Caramel Apple Crisp
Caramel Apple Crisp
ingredients
For the topping:
1 1/4 cups all purpose flour
10 tablespoons sugar
3/4 teaspoon ground cinnamon
1/4 teaspoon salt
1/8 teaspoon ground allspice
1/8 teaspoon ground nutmeg
(Optional: 3/4 cup rolled oats or 1/2 cup walnuts or pecans)

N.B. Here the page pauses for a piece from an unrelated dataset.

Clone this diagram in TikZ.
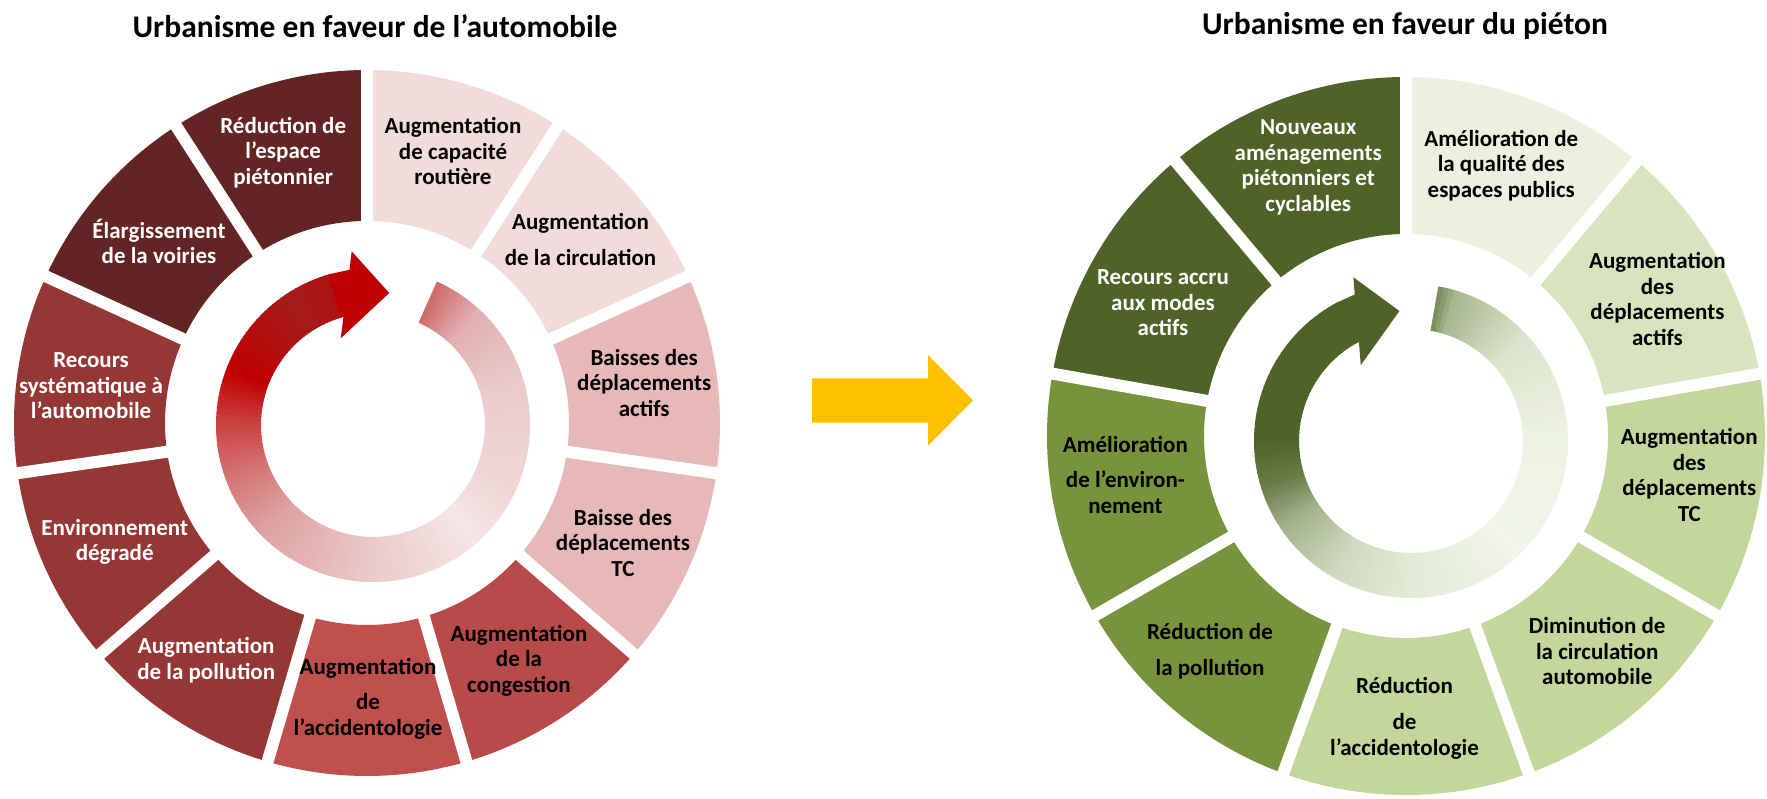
\documentclass[tikz,border=0pt]{standalone}
\usepackage{fontspec}
\setmainfont{Carlito}
\definecolor{LA}{HTML}{F2DCDB}
\definecolor{LB}{HTML}{E6B9B8}
\definecolor{LC}{HTML}{B64B49}
\definecolor{LD}{HTML}{C0504D}
\definecolor{LE}{HTML}{953735}
\definecolor{LF}{HTML}{632523}
\definecolor{GA}{HTML}{EBF1DE}
\definecolor{GB}{HTML}{D7E4BD}
\definecolor{GC}{HTML}{C3D69B}
\definecolor{GD}{HTML}{77933C}
\definecolor{GE}{HTML}{4F6228}
\definecolor{arrowY}{HTML}{FFC000}
\definecolor{headR}{HTML}{C00000}
% red ring stops
\definecolor{R0}{HTML}{D06B6B}
\definecolor{R1}{HTML}{E2B0B0}
\definecolor{R2}{HTML}{EACACA}
\definecolor{R3}{HTML}{F0D8D8}
\definecolor{R4}{HTML}{F5E6E6}
\definecolor{R5}{HTML}{EBC9C9}
\definecolor{R6}{HTML}{DFA2A2}
\definecolor{R7}{HTML}{D47272}
\definecolor{R8}{HTML}{CB4040}
\definecolor{R9}{HTML}{C00000}
\definecolor{R10}{HTML}{A51C1C}
\definecolor{R11}{HTML}{B40C0C}
% green ring stops
\definecolor{S0}{HTML}{7D8E5F}
\definecolor{S1}{HTML}{A8B690}
\definecolor{S2}{HTML}{DDE5CC}
\definecolor{S3}{HTML}{EEF3E3}
\definecolor{S4}{HTML}{F1F5EA}
\definecolor{S5}{HTML}{E3EAD5}
\definecolor{S6}{HTML}{D0D9BF}
\definecolor{S7}{HTML}{A3B28A}
\definecolor{S8}{HTML}{6A7B48}
\definecolor{S9}{HTML}{4F6228}
\colorlet{wc}{black}
\newcommand\setwc[2]{%
  \foreach \sa/\ca/\sb/\cb in {#2}{%
    \pgfmathparse{((#1)>=(\sa))&&((#1)<(\sb))}%
    \ifdim\pgfmathresult pt>0.5pt\relax
      \pgfmathsetmacro\pct{100*(\sb-(#1))/(\sb-\sa)}%
      \xglobal\colorlet{wc}{\ca!\pct!\cb}%
    \fi
  }%
}
\newcommand\ringbody[5]{%
  \foreach \s in {0,2,...,#2}{%
    \setwc{\s}{#5}%
    \pgfmathsetmacro\aa{#1-\s}%
    \pgfmathsetmacro\ab{#1-\s-2.5}%
    \fill[wc] (\aa:#4) arc[start angle=\aa,end angle=\ab,radius=#4] -- (\ab:#3) arc[start angle=\ab,end angle=\aa,radius=#3] -- cycle;
  }}
\begin{document}
\begin{tikzpicture}[x=1pt,y=1pt,
  lbl/.style={font=\fontsize{23}{25.5}\selectfont\bfseries, align=center, inner sep=0pt, text=black},
  wlbl/.style={lbl, text=white},
  ttl/.style={font=\fontsize{31.5}{36}\selectfont\bfseries, inner sep=0pt},
  gap/.style={white, line width=12}]
\useasboundingbox (0,0) rectangle (1767,799);
\fill[white] (0,0) rectangle (1767,799);

% ---------- left wheel ----------
\begin{scope}[shift={(367,376)}]
\foreach \k/\c in {0/LA,1/LA,2/LB,3/LB,4/LC,5/LD,6/LE,7/LE,8/LE,9/LF,10/LF}{
  \pgfmathsetmacro\a{90-\k*360/11}
  \pgfmathsetmacro\b{90-(\k+1)*360/11}
  \fill[\c] (\a:353) arc[start angle=\a,end angle=\b,radius=353] -- (\b:202) arc[start angle=\b,end angle=\a,radius=202] -- cycle;
}
\foreach \k in {0,...,10}{
  \pgfmathsetmacro\a{90-\k*360/11}
  \draw[gap] (\a:190) -- (\a:365);
}
\end{scope}
\begin{scope}[shift={(373,374)}]
\ringbody{66}{318}{112}{157}{0/R0/18/R1, 18/R1/48/R2, 48/R2/93/R3, 93/R3/113/R4, 113/R4/156/R5, 156/R5/201/R6, 201/R6/226/R7, 226/R7/246/R8, 246/R8/266/R9, 266/R9/301/R10, 301/R10/330/R11}
\fill[headR] (106.5:157) -- (98.6:157) -- (97:175) -- (83:133) -- (110.4:92.5) -- (105.3:112) -- (106.5:112) -- cycle;
\end{scope}

% ---------- right wheel ----------
\begin{scope}[shift={(1406,363)}]
\foreach \k/\c in {0/GA,1/GB,2/GC,3/GC,4/GC,5/GD,6/GD,7/GE,8/GE}{
  \pgfmathsetmacro\a{90-\k*40}
  \pgfmathsetmacro\b{90-(\k+1)*40}
  \fill[\c] (\a:359) arc[start angle=\a,end angle=\b,radius=359] -- (\b:202) arc[start angle=\b,end angle=\a,radius=202] -- cycle;
}
\foreach \k in {0,...,8}{
  \pgfmathsetmacro\a{90-\k*40}
  \draw[gap] (\a:190) -- (\a:370);
}
\end{scope}
\begin{scope}[shift={(1411,358)}]
\ringbody{80}{320}{112}{157}{0/S0/6/S1, 6/S1/37/S2, 37/S2/80/S3, 80/S3/125/S4, 125/S4/170/S5, 170/S5/199/S6, 199/S6/225/S7, 225/S7/242/S8, 242/S8/260/S9, 260/S9/330/S9}
\fill[GE] (118.5:157) -- (111:157) -- (109.4:173.6) -- (95.1:130.5) -- (123.5:91) -- (117.7:112) -- (118.5:112) -- cycle;
\end{scope}

% ---------- transition arrow ----------
\fill[arrowY] (812,420.7) -- (928,420.7) -- (928,444) -- (973,398.7) -- (928,353.3) -- (928,376.3) -- (812,376.3) -- cycle;

% ---------- titles ----------
\node[ttl] (tl) at (375,773) {Urbanisme en faveur de l’automobile};
\node[ttl] (tr) at (1405,773) {Urbanisme en faveur du piéton};

% ---------- left labels ----------
\node[lbl] (l1) at (453,647.7) {Augmentation\\de capacité\\routière};
\node[lbl] (l2) at (580.5,559.7) {Augmentation\\[10.4pt]de la circulation};
\node[lbl] (l3) at (644.2,416.2) {Baisses des\\déplacements\\actifs};
\node[lbl] (l4) at (623,256.4) {Baisse des\\déplacements\\TC};
\node[lbl] (l5) at (519,138.5) {Augmentation\\de la\\congestion};
\node[lbl] (l6) at (368,100.2) {Augmentation\\[9.9pt]de\\l’accidentologie};
\node[wlbl] (l7) at (206.2,139) {Augmentation\\de la pollution};
\node[wlbl] (l8) at (114.7,256.9) {Environnement\\dégradé};
\node[wlbl] (l9) at (91.1,413.2) {Recours\\systématique à\\l’automobile};
\node[wlbl] (l10) at (159,557.5) {Élargissement\\de la voiries};
\node[wlbl] (l11) at (283.2,646.3) {Réduction de\\l’espace\\piétonnier};

% ---------- right labels ----------
\node[lbl] (r1) at (1501.3,633.7) {Amélioration de\\la qualité des\\espaces publics};
\node[lbl] (r2) at (1657.4,500) {Augmentation\\des\\déplacements\\actifs};
\node[lbl] (r3) at (1689.3,323.8) {Augmentation\\des\\déplacements\\TC};
\node[lbl] (r4) at (1597.2,147.6) {Diminution de\\la circulation\\automobile};
\node[lbl] (r5) at (1404.5,80.8) {Réduction\\[11pt]de\\l’accidentologie};
\node[lbl] (r6) at (1210,147.6) {Réduction de\\[10.7pt]la pollution};
\node[lbl] (r7) at (1125.4,324.3) {Amélioration\\[9.7pt]de l’environ-\\nement};
\node[wlbl] (r8) at (1163,496) {Recours accru\\aux modes\\actifs};
\node[wlbl] (r9) at (1308.2,631.4) {Nouveaux\\aménagements\\piétonniers et\\cyclables};
\end{tikzpicture}
\end{document}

10 tablespoons (1 1/4 sticks) chilled unsalted butter, diced
For the filling:
1/2 cup sugar
1/4 cup (1/2 stick) unsalted butter, diced
1 tablespoons fresh lemon juice
1/2 teaspoon salt
6-8 Pippin or Golden Delicious apples (about 2 3/4 pounds), peeled, cored and each cut into eight slices
Lightly sweetened whipped cream or ice cream for topping
method
Make the topping:
Mix the first 6 ingredients together in medium bowl to blend. Add butter and rub in with fingertips until small moist clumps form. (Can be made 1 day ahead.) Cover and chill.
To make the filling:
Preheat oven to 375° F. Stir sugar and butter in large skillet over medium heat until smooth sauce forms. Add lemon juice and cook, stirring, until caramel is brown, 3-5 minutes (do not over-cook as sauce will be bitter). Mix in salt, then apples. Toss until apples are evenly coated, about 1 minute. Scrape apples and caramel into 13x9x2-inch glass baking dish and spread evenly. Sprinkle topping evenly over apples.
Bake crisp until apples are tender, sauce is bubbling thickly, and topping is golden, about 50 minutes. Let crisp cool 15 minutes. Serve warm with whipped cream or ice cream.